■ To be done
The listing below begins with the first line you should copy; stop after the line containing "plt.rcParams['font.family'] = ['Liberation", and drop every picture.

■ Source data
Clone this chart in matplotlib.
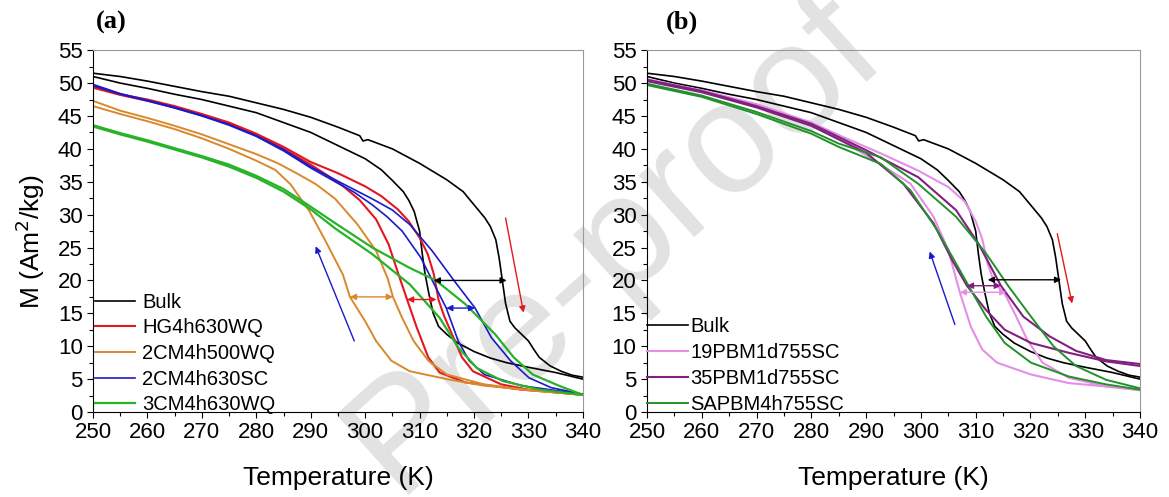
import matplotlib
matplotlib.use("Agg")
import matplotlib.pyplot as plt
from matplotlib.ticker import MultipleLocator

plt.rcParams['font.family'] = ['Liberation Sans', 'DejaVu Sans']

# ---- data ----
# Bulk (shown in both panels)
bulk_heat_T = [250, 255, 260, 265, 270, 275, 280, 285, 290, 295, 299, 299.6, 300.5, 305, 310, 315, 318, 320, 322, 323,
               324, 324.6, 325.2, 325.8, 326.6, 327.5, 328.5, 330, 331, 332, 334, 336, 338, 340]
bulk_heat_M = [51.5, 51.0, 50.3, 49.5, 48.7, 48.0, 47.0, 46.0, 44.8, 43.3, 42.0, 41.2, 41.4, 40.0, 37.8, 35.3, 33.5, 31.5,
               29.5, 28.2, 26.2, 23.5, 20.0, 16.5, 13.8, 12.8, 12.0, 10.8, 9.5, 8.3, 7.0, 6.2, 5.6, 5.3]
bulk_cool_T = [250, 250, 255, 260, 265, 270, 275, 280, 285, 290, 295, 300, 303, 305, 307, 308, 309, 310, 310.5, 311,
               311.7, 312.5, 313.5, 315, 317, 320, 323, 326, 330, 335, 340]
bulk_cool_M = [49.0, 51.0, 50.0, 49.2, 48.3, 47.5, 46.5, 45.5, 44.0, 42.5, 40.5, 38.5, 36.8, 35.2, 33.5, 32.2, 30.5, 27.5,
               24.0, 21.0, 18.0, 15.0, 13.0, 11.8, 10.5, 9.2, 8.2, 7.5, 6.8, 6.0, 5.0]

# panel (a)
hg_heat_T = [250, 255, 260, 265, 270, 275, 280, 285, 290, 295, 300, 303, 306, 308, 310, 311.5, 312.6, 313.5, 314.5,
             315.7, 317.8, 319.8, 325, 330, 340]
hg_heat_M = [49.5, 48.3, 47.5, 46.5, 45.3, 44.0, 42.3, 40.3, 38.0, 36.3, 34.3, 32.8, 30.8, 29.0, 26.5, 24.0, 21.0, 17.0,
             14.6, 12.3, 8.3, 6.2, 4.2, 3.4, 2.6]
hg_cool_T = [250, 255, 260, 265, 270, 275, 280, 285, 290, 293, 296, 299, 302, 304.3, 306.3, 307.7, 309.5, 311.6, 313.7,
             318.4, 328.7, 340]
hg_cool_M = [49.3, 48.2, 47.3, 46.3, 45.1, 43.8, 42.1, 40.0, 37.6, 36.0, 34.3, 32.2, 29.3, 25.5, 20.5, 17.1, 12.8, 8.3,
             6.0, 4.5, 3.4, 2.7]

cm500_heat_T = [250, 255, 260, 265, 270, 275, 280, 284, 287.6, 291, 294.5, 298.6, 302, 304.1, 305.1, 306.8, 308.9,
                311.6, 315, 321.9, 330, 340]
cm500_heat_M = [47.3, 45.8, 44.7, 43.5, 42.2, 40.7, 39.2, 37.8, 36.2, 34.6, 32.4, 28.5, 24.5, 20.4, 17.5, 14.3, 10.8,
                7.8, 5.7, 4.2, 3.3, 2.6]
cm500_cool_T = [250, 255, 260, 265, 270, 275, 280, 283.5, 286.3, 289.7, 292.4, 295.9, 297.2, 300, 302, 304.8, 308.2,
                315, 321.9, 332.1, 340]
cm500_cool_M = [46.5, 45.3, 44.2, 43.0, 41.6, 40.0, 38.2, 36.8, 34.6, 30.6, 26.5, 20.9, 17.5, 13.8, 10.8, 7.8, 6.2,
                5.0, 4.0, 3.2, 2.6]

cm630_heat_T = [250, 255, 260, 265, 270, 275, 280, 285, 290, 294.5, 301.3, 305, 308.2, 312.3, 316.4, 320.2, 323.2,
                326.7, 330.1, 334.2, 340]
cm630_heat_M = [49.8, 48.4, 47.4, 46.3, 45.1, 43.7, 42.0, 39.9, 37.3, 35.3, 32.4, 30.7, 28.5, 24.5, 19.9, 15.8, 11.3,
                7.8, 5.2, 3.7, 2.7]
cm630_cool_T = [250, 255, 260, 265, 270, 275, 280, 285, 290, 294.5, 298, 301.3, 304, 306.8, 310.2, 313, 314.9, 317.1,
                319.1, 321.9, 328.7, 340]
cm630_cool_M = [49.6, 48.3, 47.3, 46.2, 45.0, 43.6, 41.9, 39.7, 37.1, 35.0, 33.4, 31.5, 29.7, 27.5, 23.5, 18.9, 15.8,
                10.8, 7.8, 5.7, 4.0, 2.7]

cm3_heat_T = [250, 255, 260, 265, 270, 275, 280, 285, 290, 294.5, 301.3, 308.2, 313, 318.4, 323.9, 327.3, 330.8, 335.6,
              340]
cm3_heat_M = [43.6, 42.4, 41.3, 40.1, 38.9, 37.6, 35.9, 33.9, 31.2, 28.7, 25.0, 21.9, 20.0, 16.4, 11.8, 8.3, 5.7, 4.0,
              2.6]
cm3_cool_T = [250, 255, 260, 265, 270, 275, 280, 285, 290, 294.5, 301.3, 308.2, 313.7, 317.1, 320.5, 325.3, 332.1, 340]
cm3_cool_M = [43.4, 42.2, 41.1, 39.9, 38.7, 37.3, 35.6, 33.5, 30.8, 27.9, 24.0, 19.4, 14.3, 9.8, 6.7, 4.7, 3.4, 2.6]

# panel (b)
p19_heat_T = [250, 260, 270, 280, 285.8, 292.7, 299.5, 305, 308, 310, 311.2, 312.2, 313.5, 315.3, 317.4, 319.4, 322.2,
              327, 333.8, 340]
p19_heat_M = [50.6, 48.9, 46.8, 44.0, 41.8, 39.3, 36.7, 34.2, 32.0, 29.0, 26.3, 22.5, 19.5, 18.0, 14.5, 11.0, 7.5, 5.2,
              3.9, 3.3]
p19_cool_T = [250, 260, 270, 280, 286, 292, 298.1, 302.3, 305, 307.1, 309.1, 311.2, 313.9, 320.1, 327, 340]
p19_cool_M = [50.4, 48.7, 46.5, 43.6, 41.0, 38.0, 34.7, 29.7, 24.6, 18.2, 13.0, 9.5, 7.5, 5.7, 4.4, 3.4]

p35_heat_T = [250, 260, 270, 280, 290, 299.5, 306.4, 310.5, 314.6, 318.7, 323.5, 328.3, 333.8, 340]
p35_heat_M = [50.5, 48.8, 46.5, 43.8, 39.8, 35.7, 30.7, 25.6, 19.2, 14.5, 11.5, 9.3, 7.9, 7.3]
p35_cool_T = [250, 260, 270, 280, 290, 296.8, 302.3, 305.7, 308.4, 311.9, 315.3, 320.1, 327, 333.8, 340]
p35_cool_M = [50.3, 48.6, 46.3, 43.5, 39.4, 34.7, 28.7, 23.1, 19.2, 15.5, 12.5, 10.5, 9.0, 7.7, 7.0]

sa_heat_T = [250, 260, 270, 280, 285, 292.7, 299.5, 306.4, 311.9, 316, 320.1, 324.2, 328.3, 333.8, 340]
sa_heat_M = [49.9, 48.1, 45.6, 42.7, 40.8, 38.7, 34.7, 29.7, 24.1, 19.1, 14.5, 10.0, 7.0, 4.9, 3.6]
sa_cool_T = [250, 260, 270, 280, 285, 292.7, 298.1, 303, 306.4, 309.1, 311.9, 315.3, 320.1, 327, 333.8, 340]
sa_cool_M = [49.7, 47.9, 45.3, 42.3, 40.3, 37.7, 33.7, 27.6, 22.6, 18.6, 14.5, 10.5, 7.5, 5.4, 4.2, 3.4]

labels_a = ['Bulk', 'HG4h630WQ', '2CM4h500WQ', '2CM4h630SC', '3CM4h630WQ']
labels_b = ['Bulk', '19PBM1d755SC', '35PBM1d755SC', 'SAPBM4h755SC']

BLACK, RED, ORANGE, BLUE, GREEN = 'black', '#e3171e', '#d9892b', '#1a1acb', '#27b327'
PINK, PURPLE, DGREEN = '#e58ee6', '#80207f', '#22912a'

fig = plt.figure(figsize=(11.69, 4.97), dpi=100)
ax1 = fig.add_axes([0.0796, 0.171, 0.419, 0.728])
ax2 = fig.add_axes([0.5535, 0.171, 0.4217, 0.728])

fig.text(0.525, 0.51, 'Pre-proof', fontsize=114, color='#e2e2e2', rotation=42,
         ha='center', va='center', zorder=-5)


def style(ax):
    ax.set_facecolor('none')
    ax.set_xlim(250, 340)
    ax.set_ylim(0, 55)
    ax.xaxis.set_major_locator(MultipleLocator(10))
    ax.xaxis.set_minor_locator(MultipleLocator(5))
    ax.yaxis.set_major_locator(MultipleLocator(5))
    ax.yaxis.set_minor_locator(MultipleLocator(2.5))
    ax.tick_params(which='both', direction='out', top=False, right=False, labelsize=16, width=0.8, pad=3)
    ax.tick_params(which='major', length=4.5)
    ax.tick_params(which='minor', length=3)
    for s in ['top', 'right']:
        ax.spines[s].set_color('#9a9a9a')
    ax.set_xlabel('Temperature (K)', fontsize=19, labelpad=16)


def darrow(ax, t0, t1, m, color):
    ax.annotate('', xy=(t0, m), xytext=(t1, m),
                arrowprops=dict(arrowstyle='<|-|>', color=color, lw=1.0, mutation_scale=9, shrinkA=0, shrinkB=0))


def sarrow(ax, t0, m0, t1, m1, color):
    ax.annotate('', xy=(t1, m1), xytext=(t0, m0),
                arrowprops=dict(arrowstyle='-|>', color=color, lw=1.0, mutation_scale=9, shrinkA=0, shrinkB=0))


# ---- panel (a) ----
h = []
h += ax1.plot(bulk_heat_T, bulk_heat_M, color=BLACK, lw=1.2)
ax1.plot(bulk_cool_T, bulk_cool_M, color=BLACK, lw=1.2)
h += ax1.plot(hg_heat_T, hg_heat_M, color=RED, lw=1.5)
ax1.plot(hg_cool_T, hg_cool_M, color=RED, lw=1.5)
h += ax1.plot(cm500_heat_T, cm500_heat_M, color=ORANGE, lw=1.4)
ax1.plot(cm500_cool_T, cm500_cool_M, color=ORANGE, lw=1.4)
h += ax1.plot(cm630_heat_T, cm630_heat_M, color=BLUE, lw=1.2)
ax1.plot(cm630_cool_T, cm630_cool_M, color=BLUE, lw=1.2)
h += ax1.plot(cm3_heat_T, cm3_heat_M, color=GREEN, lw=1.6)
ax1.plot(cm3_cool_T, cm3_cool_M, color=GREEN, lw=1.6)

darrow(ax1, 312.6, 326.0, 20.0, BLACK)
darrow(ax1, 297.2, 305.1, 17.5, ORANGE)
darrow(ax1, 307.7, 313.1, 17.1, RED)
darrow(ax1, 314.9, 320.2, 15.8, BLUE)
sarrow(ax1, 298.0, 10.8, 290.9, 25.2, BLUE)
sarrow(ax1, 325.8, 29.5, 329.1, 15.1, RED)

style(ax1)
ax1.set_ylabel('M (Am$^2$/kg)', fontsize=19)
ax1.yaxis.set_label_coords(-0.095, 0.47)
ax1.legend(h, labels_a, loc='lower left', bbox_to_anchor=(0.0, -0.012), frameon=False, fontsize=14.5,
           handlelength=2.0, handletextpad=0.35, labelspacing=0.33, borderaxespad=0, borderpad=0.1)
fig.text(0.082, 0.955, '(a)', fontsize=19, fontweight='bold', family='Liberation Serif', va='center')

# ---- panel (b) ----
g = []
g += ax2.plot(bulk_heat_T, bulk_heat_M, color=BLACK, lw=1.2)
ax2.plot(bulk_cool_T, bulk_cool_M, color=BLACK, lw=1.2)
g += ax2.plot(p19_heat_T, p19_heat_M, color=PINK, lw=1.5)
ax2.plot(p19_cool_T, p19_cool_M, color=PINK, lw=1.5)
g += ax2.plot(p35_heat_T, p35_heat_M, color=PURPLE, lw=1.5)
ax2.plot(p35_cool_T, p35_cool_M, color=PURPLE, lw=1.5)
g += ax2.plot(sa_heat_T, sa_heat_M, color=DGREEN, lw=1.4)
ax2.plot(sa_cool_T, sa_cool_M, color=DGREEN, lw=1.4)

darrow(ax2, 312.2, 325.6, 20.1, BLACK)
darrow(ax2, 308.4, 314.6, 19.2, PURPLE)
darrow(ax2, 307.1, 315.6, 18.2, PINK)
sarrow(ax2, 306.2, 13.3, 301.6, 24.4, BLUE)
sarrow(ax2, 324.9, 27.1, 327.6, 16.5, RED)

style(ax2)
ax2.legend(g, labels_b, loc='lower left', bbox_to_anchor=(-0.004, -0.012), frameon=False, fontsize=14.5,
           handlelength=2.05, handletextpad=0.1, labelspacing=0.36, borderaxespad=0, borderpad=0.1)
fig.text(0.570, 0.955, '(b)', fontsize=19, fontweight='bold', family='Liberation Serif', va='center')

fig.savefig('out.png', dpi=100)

■ Worked solution
Clone this chart in matplotlib.
import matplotlib
matplotlib.use("Agg")
import matplotlib.pyplot as plt
from matplotlib.ticker import MultipleLocator

plt.rcParams['font.family'] = ['Liberation Sans', 'DejaVu Sans']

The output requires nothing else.